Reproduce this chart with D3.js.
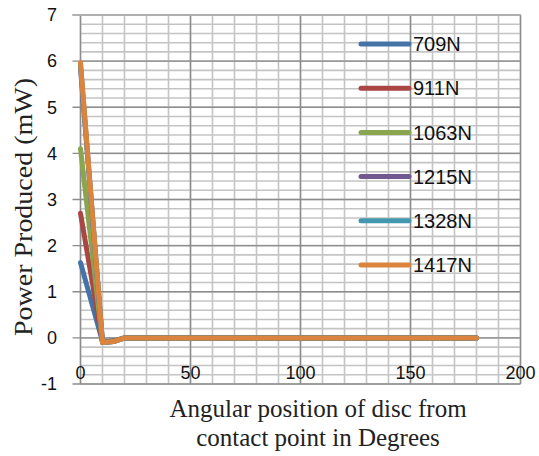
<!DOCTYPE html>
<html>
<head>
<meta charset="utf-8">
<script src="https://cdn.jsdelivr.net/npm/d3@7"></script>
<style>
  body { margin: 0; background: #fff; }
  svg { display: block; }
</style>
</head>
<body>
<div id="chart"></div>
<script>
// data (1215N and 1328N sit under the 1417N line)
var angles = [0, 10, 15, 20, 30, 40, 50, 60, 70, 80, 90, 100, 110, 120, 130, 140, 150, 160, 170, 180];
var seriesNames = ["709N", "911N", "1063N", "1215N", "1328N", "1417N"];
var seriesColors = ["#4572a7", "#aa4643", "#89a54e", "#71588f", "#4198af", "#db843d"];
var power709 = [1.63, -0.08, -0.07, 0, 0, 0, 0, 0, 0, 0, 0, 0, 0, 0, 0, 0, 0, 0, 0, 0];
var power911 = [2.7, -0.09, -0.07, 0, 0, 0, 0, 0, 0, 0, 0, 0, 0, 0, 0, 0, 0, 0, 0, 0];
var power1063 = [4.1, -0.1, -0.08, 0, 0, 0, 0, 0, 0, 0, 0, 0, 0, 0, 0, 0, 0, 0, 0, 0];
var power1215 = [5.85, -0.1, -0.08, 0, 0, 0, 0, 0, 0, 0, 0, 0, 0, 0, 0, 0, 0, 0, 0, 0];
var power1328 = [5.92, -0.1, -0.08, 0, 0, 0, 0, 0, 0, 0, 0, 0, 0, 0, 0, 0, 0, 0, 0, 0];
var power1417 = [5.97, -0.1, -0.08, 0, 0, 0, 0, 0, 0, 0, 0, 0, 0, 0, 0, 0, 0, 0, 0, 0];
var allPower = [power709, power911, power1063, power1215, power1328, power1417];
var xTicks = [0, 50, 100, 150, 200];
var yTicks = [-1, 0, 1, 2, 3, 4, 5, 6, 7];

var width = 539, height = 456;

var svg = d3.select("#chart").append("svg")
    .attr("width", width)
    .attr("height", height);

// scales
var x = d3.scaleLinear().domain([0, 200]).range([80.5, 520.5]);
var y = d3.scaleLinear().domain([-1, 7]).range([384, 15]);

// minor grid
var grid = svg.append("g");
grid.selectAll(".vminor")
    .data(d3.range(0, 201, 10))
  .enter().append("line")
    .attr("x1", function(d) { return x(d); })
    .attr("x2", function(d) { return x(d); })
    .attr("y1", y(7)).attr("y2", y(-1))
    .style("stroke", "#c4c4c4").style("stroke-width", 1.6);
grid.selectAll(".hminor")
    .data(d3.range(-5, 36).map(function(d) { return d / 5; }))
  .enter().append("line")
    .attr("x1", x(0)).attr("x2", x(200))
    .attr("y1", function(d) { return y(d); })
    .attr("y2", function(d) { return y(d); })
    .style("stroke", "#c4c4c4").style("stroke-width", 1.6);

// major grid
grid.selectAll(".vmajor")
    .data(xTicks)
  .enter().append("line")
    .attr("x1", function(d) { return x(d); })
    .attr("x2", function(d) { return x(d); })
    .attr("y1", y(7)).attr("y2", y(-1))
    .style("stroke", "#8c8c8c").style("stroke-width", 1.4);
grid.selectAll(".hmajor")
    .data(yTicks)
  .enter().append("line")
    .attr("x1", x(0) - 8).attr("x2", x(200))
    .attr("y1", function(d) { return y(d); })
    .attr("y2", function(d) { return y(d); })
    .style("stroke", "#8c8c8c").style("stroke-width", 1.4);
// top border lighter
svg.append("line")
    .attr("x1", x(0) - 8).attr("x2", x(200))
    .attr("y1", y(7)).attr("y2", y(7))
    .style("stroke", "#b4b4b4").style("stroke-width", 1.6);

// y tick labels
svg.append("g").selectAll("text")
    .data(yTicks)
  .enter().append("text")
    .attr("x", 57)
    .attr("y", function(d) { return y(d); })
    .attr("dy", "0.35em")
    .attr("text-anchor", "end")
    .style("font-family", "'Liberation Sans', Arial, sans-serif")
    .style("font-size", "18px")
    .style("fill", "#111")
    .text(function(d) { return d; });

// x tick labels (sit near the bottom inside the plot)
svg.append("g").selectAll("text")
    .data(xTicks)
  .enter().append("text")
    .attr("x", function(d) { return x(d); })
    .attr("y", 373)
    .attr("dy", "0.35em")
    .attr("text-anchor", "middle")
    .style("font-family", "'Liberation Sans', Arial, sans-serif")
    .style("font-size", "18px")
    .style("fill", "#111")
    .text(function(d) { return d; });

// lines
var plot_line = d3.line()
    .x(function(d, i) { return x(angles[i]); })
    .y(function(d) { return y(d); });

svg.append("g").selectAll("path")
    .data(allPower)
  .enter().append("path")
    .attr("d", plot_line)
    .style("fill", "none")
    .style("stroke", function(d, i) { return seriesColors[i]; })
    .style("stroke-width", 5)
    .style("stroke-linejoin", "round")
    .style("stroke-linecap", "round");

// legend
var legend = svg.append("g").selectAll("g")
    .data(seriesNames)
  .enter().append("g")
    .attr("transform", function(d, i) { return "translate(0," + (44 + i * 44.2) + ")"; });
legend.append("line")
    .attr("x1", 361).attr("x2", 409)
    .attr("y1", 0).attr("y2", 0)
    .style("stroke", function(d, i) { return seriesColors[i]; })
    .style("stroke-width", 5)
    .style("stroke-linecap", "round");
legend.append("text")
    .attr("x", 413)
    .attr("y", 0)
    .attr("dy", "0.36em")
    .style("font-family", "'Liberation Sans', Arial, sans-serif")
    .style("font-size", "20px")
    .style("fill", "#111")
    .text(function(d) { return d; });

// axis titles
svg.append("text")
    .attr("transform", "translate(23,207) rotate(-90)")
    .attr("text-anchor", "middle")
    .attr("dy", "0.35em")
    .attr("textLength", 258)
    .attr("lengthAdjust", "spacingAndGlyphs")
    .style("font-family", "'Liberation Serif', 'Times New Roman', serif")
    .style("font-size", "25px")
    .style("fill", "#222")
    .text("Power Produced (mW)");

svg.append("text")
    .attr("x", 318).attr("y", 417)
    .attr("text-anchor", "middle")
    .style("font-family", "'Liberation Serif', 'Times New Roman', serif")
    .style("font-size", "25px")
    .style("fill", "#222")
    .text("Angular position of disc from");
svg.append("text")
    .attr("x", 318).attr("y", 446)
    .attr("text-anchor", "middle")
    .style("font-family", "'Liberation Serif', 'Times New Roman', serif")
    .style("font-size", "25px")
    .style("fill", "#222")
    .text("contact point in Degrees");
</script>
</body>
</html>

───

THE PROBLEM ->
Omit the pictures and give the material again, exactly and in full.

TASK RESPONSE ->
Reproduce this chart with D3.js.
<!DOCTYPE html>
<html>
<head>
<meta charset="utf-8">
<script src="https://cdn.jsdelivr.net/npm/d3@7"></script>
<style>
  body { margin: 0; background: #fff; }
  svg { display: block; }
</style>
</head>
<body>
<div id="chart"></div>
<script>
// data (1215N and 1328N sit under the 1417N line)
var angles = [0, 10, 15, 20, 30, 40, 50, 60, 70, 80, 90, 100, 110, 120, 130, 140, 150, 160, 170, 180];
var seriesNames = ["709N", "911N", "1063N", "1215N", "1328N", "1417N"];
var seriesColors = ["#4572a7", "#aa4643", "#89a54e", "#71588f", "#4198af", "#db843d"];
var power709 = [1.63, -0.08, -0.07, 0, 0, 0, 0, 0, 0, 0, 0, 0, 0, 0, 0, 0, 0, 0, 0, 0];
var power911 = [2.7, -0.09, -0.07, 0, 0, 0, 0, 0, 0, 0, 0, 0, 0, 0, 0, 0, 0, 0, 0, 0];
var power1063 = [4.1, -0.1, -0.08, 0, 0, 0, 0, 0, 0, 0, 0, 0, 0, 0, 0, 0, 0, 0, 0, 0];
var power1215 = [5.85, -0.1, -0.08, 0, 0, 0, 0, 0, 0, 0, 0, 0, 0, 0, 0, 0, 0, 0, 0, 0];
var power1328 = [5.92, -0.1, -0.08, 0, 0, 0, 0, 0, 0, 0, 0, 0, 0, 0, 0, 0, 0, 0, 0, 0];
var power1417 = [5.97, -0.1, -0.08, 0, 0, 0, 0, 0, 0, 0, 0, 0, 0, 0, 0, 0, 0, 0, 0, 0];
var allPower = [power709, power911, power1063, power1215, power1328, power1417];
var xTicks = [0, 50, 100, 150, 200];
var yTicks = [-1, 0, 1, 2, 3, 4, 5, 6, 7];

var width = 539, height = 456;

var svg = d3.select("#chart").append("svg")
    .attr("width", width)
    .attr("height", height);

// scales
var x = d3.scaleLinear().domain([0, 200]).range([80.5, 520.5]);
var y = d3.scaleLinear().domain([-1, 7]).range([384, 15]);

// minor grid
var grid = svg.append("g");
grid.selectAll(".vminor")
    .data(d3.range(0, 201, 10))
  .enter().append("line")
    .attr("x1", function(d) { return x(d); })
    .attr("x2", function(d) { return x(d); })
    .attr("y1", y(7)).attr("y2", y(-1))
    .style("stroke", "#c4c4c4").style("stroke-width", 1.6);
grid.selectAll(".hminor")
    .data(d3.range(-5, 36).map(function(d) { return d / 5; }))
  .enter().append("line")
    .attr("x1", x(0)).attr("x2", x(200))
    .attr("y1", function(d) { return y(d); })
    .attr("y2", function(d) { return y(d); })
    .style("stroke", "#c4c4c4").style("stroke-width", 1.6);

// major grid
grid.selectAll(".vmajor")
    .data(xTicks)
  .enter().append("line")
    .attr("x1", function(d) { return x(d); })
    .attr("x2", function(d) { return x(d); })
    .attr("y1", y(7)).attr("y2", y(-1))
    .style("stroke", "#8c8c8c").style("stroke-width", 1.4);
grid.selectAll(".hmajor")
    .data(yTicks)
  .enter().append("line")
    .attr("x1", x(0) - 8).attr("x2", x(200))
    .attr("y1", function(d) { return y(d); })
    .attr("y2", function(d) { return y(d); })
    .style("stroke", "#8c8c8c").style("stroke-width", 1.4);
// top border lighter
svg.append("line")
    .attr("x1", x(0) - 8).attr("x2", x(200))
    .attr("y1", y(7)).attr("y2", y(7))
    .style("stroke", "#b4b4b4").style("stroke-width", 1.6);

// y tick labels
svg.append("g").selectAll("text")
    .data(yTicks)
  .enter().append("text")
    .attr("x", 57)
    .attr("y", function(d) { return y(d); })
    .attr("dy", "0.35em")
    .attr("text-anchor", "end")
    .style("font-family", "'Liberation Sans', Arial, sans-serif")
    .style("font-size", "18px")
    .style("fill", "#111")
    .text(function(d) { return d; });

// x tick labels (sit near the bottom inside the plot)
svg.append("g").selectAll("text")
    .data(xTicks)
  .enter().append("text")
    .attr("x", function(d) { return x(d); })
    .attr("y", 373)
    .attr("dy", "0.35em")
    .attr("text-anchor", "middle")
    .style("font-family", "'Liberation Sans', Arial, sans-serif")
    .style("font-size", "18px")
    .style("fill", "#111")
    .text(function(d) { return d; });

// lines
var plot_line = d3.line()
    .x(function(d, i) { return x(angles[i]); })
    .y(function(d) { return y(d); });

svg.append("g").selectAll("path")
    .data(allPower)
  .enter().append("path")
    .attr("d", plot_line)
    .style("fill", "none")
    .style("stroke", function(d, i) { return seriesColors[i]; })
    .style("stroke-width", 5)
    .style("stroke-linejoin", "round")
    .style("stroke-linecap", "round");

// legend
var legend = svg.append("g").selectAll("g")
    .data(seriesNames)
  .enter().append("g")
    .attr("transform", function(d, i) { return "translate(0," + (44 + i * 44.2) + ")"; });
legend.append("line")
    .attr("x1", 361).attr("x2", 409)
    .attr("y1", 0).attr("y2", 0)
    .style("stroke", function(d, i) { return seriesColors[i]; })
    .style("stroke-width", 5)
    .style("stroke-linecap", "round");
legend.append("text")
    .attr("x", 413)
    .attr("y", 0)
    .attr("dy", "0.36em")
    .style("font-family", "'Liberation Sans', Arial, sans-serif")
    .style("font-size", "20px")
    .style("fill", "#111")
    .text(function(d) { return d; });

// axis titles
svg.append("text")
    .attr("transform", "translate(23,207) rotate(-90)")
    .attr("text-anchor", "middle")
    .attr("dy", "0.35em")
    .attr("textLength", 258)
    .attr("lengthAdjust", "spacingAndGlyphs")
    .style("font-family", "'Liberation Serif', 'Times New Roman', serif")
    .style("font-size", "25px")
    .style("fill", "#222")
    .text("Power Produced (mW)");

svg.append("text")
    .attr("x", 318).attr("y", 417)
    .attr("text-anchor", "middle")
    .style("font-family", "'Liberation Serif', 'Times New Roman', serif")
    .style("font-size", "25px")
    .style("fill", "#222")
    .text("Angular position of disc from");
svg.append("text")
    .attr("x", 318).attr("y", 446)
    .attr("text-anchor", "middle")
    .style("font-family", "'Liberation Serif', 'Times New Roman', serif")
    .style("font-size", "25px")
    .style("fill", "#222")
    .text("contact point in Degrees");
</script>
</body>
</html>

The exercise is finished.